== WHAT IS REQUIRED ==
Print word for word the first line of the listing below and every line after it, through the line with "(potencial) at (25,478)". Leave out the pictures and the rest.

—————

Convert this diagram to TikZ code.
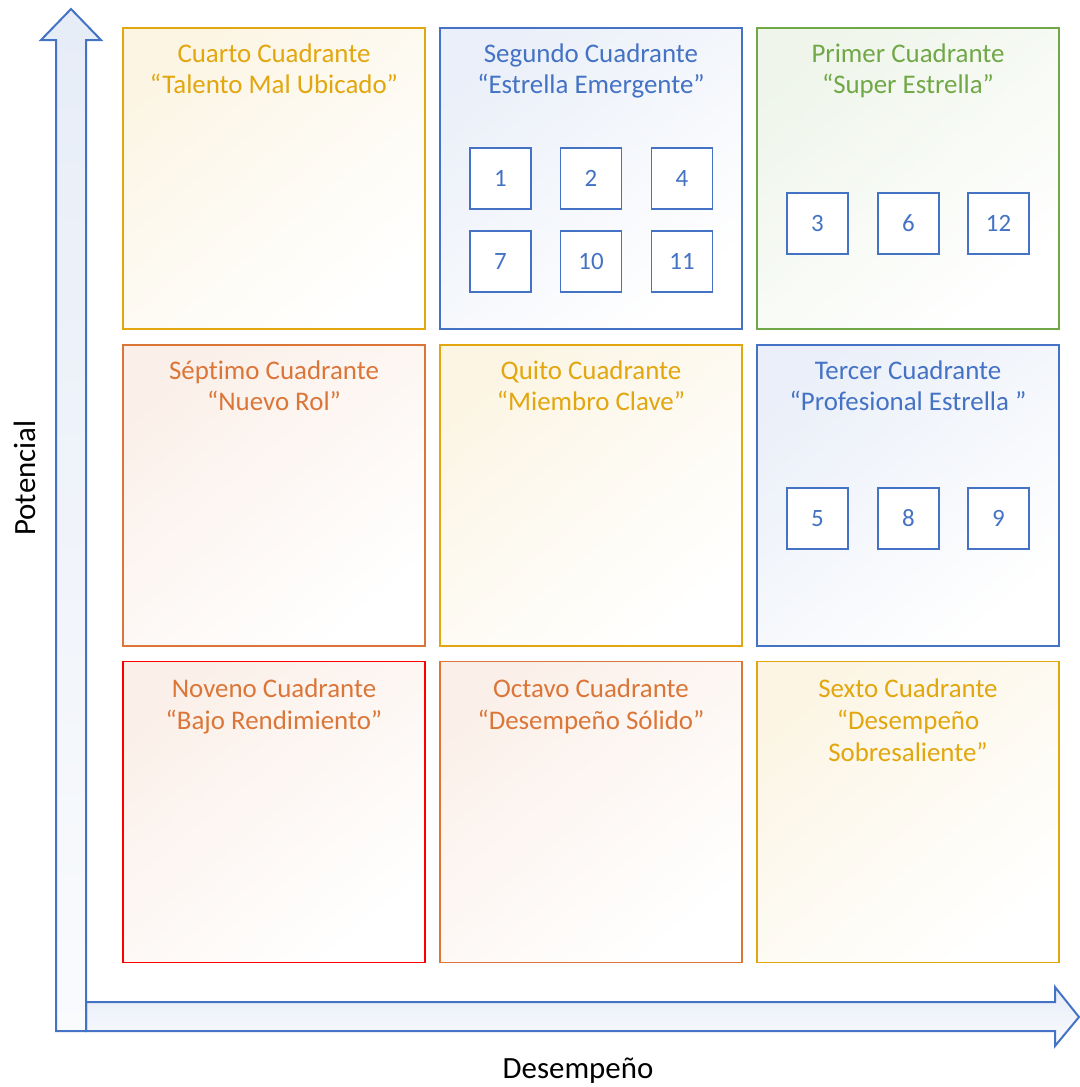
\documentclass[tikz,border=0pt]{standalone}
\usepackage{fontspec}
\setmainfont{Carlito}[Ligatures=NoCommon]
\usepackage{tikz}

\definecolor{azul}{RGB}{68,114,196}
\definecolor{oro}{RGB}{226,166,14}
\definecolor{naranja}{RGB}{219,118,56}
\definecolor{verde}{RGB}{112,168,71}
\definecolor{rojo}{RGB}{255,0,0}

\begin{document}
\begin{tikzpicture}[x=1bp,y=-1bp]
\tikzstyle{cuad}=[draw=#1,line width=1.6bp,minimum width=302bp,minimum height=301bp,
  top color=#1!11,middle color=white,bottom color=white,shading angle=40];
\tikzstyle{titulo}=[anchor=north,align=center,text=#1,inner sep=0pt,
  font=\fontsize{27}{32}\selectfont];
\tikzstyle{num}=[draw=azul,line width=1.6bp,fill=white,minimum size=61bp,
  text=azul,font=\fontsize{25}{30}\selectfont];
\tikzstyle{eje}=[draw=azul,line width=2bp,top color=azul!13,bottom color=azul!3];
\useasboundingbox (0,0) rectangle (1080,1087);

% axes
\draw[eje] (86,1002) -- (1055,1002) -- (1055,987) -- (1079,1017) -- (1055,1046)
  -- (1055,1031) -- (86,1031) -- cycle;
\draw[eje] (56,1031) -- (56,40) -- (41,40) -- (71,9) -- (101,40) -- (86,40)
  -- (86,1031) -- cycle;
\node[font=\fontsize{31}{36}\selectfont] (desempeno) at (578,1071) {Desempeño};
\node[font=\fontsize{31}{36}\selectfont,rotate=90] (potencial) at (25,478) {Potencial};

% first row
\node[cuad=oro] (c4) at (274,178.5) {};
\node[titulo=oro] (t4) at ([yshift=-16bp]c4.north) {Cuarto Cuadrante\\“Talento Mal Ubicado”};
\node[cuad=azul] (c2) at (591,178.5) {};
\node[titulo=azul] (t2) at ([yshift=-16bp]c2.north) {Segundo Cuadrante\\“Estrella Emergente”};
\node[cuad=verde] (c1) at (908,178.5) {};
\node[titulo=verde] (t1) at ([yshift=-16bp]c1.north) {Primer Cuadrante\\“Super Estrella”};

% second row
\node[cuad=naranja] (c7) at (274,495.5) {};
\node[titulo=naranja] (t7) at ([yshift=-16bp]c7.north) {Séptimo Cuadrante\\“Nuevo Rol”};
\node[cuad=oro] (c5) at (591,495.5) {};
\node[titulo=oro] (t5) at ([yshift=-16bp]c5.north) {Quito Cuadrante\\“Miembro Clave”};
\node[cuad=azul] (c3) at (908,495.5) {};
\node[titulo=azul] (t3) at ([yshift=-16bp]c3.north) {Tercer Cuadrante\\“Profesional Estrella\ ”};

% third row
\node[cuad=naranja,draw=rojo] (c9) at (274,812) {};
\node[titulo=naranja] (t9) at ([yshift=-18bp]c9.north) {Noveno Cuadrante\\“Bajo Rendimiento”};
\node[cuad=naranja] (c8) at (591,812) {};
\node[titulo=naranja] (t8) at ([yshift=-18bp]c8.north) {Octavo Cuadrante\\“Desempeño Sólido”};
\node[cuad=oro] (c6) at (908,812) {};
\node[titulo=oro] (t6) at ([yshift=-18bp]c6.north) {Sexto Cuadrante\\“Desempeño\\Sobresaliente”};

% people
\node[num] (n1) at (500.5,178.5) {1};
\node[num] (n2) at (591,178.5) {2};
\node[num] (n4) at (682,178.5) {4};
\node[num] (n7) at (500.5,261.5) {7};
\node[num] (n10) at (591,261.5) {10};
\node[num] (n11) at (682,261.5) {11};
\node[num] (n3) at (817.5,223.5) {3};
\node[num] (n6) at (908.5,223.5) {6};
\node[num] (n12) at (998.5,223.5) {12};
\node[num] (n5) at (817.5,518.5) {5};
\node[num] (n8) at (908.5,518.5) {8};
\node[num] (n9) at (998.5,518.5) {9};
\end{tikzpicture}
\end{document}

—————

== SOLUTION TO THIS PROBLEM ==
Convert this diagram to TikZ code.
\documentclass[tikz,border=0pt]{standalone}
\usepackage{fontspec}
\setmainfont{Carlito}[Ligatures=NoCommon]
\usepackage{tikz}

\definecolor{azul}{RGB}{68,114,196}
\definecolor{oro}{RGB}{226,166,14}
\definecolor{naranja}{RGB}{219,118,56}
\definecolor{verde}{RGB}{112,168,71}
\definecolor{rojo}{RGB}{255,0,0}

\begin{document}
\begin{tikzpicture}[x=1bp,y=-1bp]
\tikzstyle{cuad}=[draw=#1,line width=1.6bp,minimum width=302bp,minimum height=301bp,
  top color=#1!11,middle color=white,bottom color=white,shading angle=40];
\tikzstyle{titulo}=[anchor=north,align=center,text=#1,inner sep=0pt,
  font=\fontsize{27}{32}\selectfont];
\tikzstyle{num}=[draw=azul,line width=1.6bp,fill=white,minimum size=61bp,
  text=azul,font=\fontsize{25}{30}\selectfont];
\tikzstyle{eje}=[draw=azul,line width=2bp,top color=azul!13,bottom color=azul!3];
\useasboundingbox (0,0) rectangle (1080,1087);

% axes
\draw[eje] (86,1002) -- (1055,1002) -- (1055,987) -- (1079,1017) -- (1055,1046)
  -- (1055,1031) -- (86,1031) -- cycle;
\draw[eje] (56,1031) -- (56,40) -- (41,40) -- (71,9) -- (101,40) -- (86,40)
  -- (86,1031) -- cycle;
\node[font=\fontsize{31}{36}\selectfont] (desempeno) at (578,1071) {Desempeño};
\node[font=\fontsize{31}{36}\selectfont,rotate=90] (potencial) at (25,478) {Potencial};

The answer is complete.